SLOAN | The cost of the crime problem


It is no longer possible, for any political subset, to deny the extent and seriousness of the crime problem in Colorado. Data from multiple sources, national and local, point inescapably to the skyward trajectory of criminal activity in the state, granting empirical illumination to a very human issue.
The Common Sense Institute recently released a study that adds to this accumulating mountain of data, offering an analysis of the problem from the angle of economic impacts.
The study’s principal authors, George Brauchler and Mitch Morrissey, are particularly well suited to comment on criminal matters, having dedicated their professional lives to quarterbacking society’s response to them as District Attorneys. The partnership with CSI’s considerable economic analytical resources has resulted in a paper that is as edifying as it is bleak.
The figures are riveting. Those concerning the escalating crime rate in Colorado are rather depressing, if not especially surprising. In this space back in September, I wrote of the FBI’s crime data for 2020 which quantified what everyone intuitively realized, that crime was up in the country, and even more so in Colorado. CSI’s report puts some meat on that skeleton, diving a bit further into the numbers to reveal a litany of terrifying statistics; for instance, that the state’s average monthly crime rate in 2021 is 28% higher than it was a decade ago, 15% higher than in 2019.
The study zeroes in on the steady rise in crime over the 10-year period between 2011 and 2020. Among the grim findings: Colorado experienced the highest increase in property crime in the nation over the last decade; the state’s violent crime rate was 35% higher in 2020 than 2011, while it rose nationwide only 3% during that time; the murder rate in Colorado was 106% higher in 2020 than in 2011, rape 9% higher, and assault 40%; and that Colorado had the highest rate of motor vehicle theft in the nation in 2020, 135% higher than in 2011 when it was below the national average – which has gone up only 3% during that time.
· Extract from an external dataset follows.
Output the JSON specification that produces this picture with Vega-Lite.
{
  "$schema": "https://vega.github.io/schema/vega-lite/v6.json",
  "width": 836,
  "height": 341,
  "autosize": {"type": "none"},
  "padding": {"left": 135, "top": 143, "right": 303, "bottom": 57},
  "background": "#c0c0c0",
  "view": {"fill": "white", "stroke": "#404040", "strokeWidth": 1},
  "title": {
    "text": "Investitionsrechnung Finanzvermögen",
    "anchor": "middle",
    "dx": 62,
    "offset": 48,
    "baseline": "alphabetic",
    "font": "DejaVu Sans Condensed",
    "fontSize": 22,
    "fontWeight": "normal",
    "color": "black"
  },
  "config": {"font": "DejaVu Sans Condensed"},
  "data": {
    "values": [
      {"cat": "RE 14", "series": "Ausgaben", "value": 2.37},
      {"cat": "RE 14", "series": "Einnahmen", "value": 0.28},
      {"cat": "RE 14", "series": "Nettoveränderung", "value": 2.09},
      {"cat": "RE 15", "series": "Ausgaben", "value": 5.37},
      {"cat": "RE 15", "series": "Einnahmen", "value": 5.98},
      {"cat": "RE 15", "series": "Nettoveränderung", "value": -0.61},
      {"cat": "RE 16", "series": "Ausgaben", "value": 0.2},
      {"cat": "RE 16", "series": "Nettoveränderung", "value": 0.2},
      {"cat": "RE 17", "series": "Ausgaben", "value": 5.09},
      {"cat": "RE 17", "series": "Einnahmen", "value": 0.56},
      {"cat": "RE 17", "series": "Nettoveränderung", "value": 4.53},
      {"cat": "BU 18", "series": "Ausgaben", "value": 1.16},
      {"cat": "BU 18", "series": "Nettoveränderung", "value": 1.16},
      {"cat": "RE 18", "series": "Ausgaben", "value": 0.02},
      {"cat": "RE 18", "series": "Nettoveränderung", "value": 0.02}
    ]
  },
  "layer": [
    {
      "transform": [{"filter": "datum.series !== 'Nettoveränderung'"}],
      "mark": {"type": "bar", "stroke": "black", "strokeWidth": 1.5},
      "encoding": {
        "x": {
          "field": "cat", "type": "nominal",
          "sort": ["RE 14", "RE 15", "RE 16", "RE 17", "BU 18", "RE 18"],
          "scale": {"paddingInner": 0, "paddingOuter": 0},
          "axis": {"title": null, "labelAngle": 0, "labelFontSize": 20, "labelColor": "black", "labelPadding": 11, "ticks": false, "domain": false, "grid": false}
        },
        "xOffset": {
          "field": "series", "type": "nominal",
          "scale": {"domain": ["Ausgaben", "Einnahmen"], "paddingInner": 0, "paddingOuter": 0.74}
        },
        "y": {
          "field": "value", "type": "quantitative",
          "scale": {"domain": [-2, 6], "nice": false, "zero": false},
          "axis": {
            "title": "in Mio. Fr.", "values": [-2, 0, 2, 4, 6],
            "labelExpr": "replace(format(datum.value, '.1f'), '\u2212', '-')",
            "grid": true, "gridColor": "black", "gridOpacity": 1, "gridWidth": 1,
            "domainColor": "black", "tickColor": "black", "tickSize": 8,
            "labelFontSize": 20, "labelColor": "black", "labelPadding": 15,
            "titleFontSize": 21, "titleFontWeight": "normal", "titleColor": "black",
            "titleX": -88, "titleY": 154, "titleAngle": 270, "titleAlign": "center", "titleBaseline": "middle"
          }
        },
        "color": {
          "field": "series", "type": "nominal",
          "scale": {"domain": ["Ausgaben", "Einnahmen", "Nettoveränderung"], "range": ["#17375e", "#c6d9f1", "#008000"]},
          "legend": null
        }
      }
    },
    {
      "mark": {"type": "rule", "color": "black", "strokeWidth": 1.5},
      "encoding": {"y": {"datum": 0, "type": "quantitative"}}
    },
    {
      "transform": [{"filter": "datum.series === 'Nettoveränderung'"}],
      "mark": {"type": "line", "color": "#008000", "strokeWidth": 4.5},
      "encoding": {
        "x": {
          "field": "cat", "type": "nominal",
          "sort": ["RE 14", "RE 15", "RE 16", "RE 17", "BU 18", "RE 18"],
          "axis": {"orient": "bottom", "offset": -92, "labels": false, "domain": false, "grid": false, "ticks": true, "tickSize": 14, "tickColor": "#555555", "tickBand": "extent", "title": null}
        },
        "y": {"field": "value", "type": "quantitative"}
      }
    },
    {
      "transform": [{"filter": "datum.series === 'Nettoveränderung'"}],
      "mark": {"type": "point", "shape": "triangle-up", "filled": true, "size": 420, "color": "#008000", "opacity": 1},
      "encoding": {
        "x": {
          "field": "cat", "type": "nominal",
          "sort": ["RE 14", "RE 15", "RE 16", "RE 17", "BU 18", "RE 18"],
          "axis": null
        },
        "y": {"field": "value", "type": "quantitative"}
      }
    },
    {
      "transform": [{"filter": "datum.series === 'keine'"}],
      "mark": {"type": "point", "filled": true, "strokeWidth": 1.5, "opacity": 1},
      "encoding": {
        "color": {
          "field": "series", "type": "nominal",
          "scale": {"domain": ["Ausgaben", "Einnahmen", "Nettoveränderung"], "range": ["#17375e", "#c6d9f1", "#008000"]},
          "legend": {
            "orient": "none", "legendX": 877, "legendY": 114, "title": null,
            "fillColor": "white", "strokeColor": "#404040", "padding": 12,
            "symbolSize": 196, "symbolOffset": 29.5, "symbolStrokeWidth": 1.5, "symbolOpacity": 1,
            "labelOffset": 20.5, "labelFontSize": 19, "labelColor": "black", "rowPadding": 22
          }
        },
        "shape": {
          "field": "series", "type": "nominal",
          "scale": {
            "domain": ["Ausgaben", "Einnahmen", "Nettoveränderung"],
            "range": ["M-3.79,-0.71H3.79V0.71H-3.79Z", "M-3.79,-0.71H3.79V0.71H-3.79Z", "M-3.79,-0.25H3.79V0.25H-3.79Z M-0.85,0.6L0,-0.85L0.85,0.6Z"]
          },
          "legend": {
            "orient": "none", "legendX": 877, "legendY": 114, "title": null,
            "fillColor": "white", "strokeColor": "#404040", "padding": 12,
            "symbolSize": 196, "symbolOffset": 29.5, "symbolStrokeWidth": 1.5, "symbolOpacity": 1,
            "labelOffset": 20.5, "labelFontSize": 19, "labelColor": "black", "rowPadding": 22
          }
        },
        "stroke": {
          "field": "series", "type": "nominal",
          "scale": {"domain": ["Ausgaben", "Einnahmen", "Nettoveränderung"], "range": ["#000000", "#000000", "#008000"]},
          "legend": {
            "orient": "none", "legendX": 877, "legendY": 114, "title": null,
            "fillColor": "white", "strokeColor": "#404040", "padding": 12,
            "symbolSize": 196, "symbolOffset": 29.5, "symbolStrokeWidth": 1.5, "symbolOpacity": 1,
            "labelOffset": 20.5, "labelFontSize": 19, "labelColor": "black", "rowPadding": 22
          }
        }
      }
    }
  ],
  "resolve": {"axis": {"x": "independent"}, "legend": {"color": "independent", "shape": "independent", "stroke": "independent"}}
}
Now these are sobering figures, but the report’s most salient ones are those which quantify the cost of lingering crime wave. The total cost of crime in Colorado in 2020, as calculated by the authors, was more than $27 billion, a number which the report points out is more than three quarters of the state’s annual $35 billion budget. These costs are separated into the tangible and the intangible. The tangible factors are those most directly measurable – medical bills, property damage, the public expense of policing, prosecuting, defending, incarcerating (albeit rarely) perpetrators, administering the justice system and the costs associated with mental heath treatment and loss of productivity to the victims. These costs come out to $8.5 billion, a figure the report helpfully places into perspective by juxtaposing it with the mere $6.77 billion that represents the combined market value of all five of Denver’s professional sports teams.
The other part of the equation is the intangible costs – pain and suffering of the victims, decrease in quality of life, that sort of thing, which the report values at $19 billion. The analytical guru’s at CSI are especially good at this sort of thing, so one is reluctant to second-guess their formulations; but it brings to mind stories like that from all the way back in the early 1970s in New York, the heart-wrenching account of the elderly husband and wife who, after a second time of experiencing the apartment they lived in for 40 years being broken into, and being robbed and tortured by their assailants, decided that life in the Big Apple was not worth it and so divested their remaining life savings to their favorite charity, left an explanatory note and hanged themselves. The sum of their savings was around $23,000, but really, how does one accurately quantify that?
There is much more in the report, which is well worth the read, including a section examining the spate of regrettable criminal justice reforms at all levels, of which the causal, or at least contributory, relationship to the current increase in crime levels is difficult to dismiss.
Policy alone cannot be blamed in isolation – a general diminution of societal morality, especially as countenanced by the courts and judges, must surely play a role. As the late Roger Scruton wrote, “as moral feeling recedes, so too does the desire to convict or subject to punishment.” But the reforms spurred by this moral indifference are leading us back to a dark place where an octogenarian couple may again feel compelled to enter a suicide pact in order to avoid victimization. Reforms, that is, which make a mockery of the very idea of a free society.
Kelly Sloan is a political and public affairs consultant and a recovering journalist based in Denver.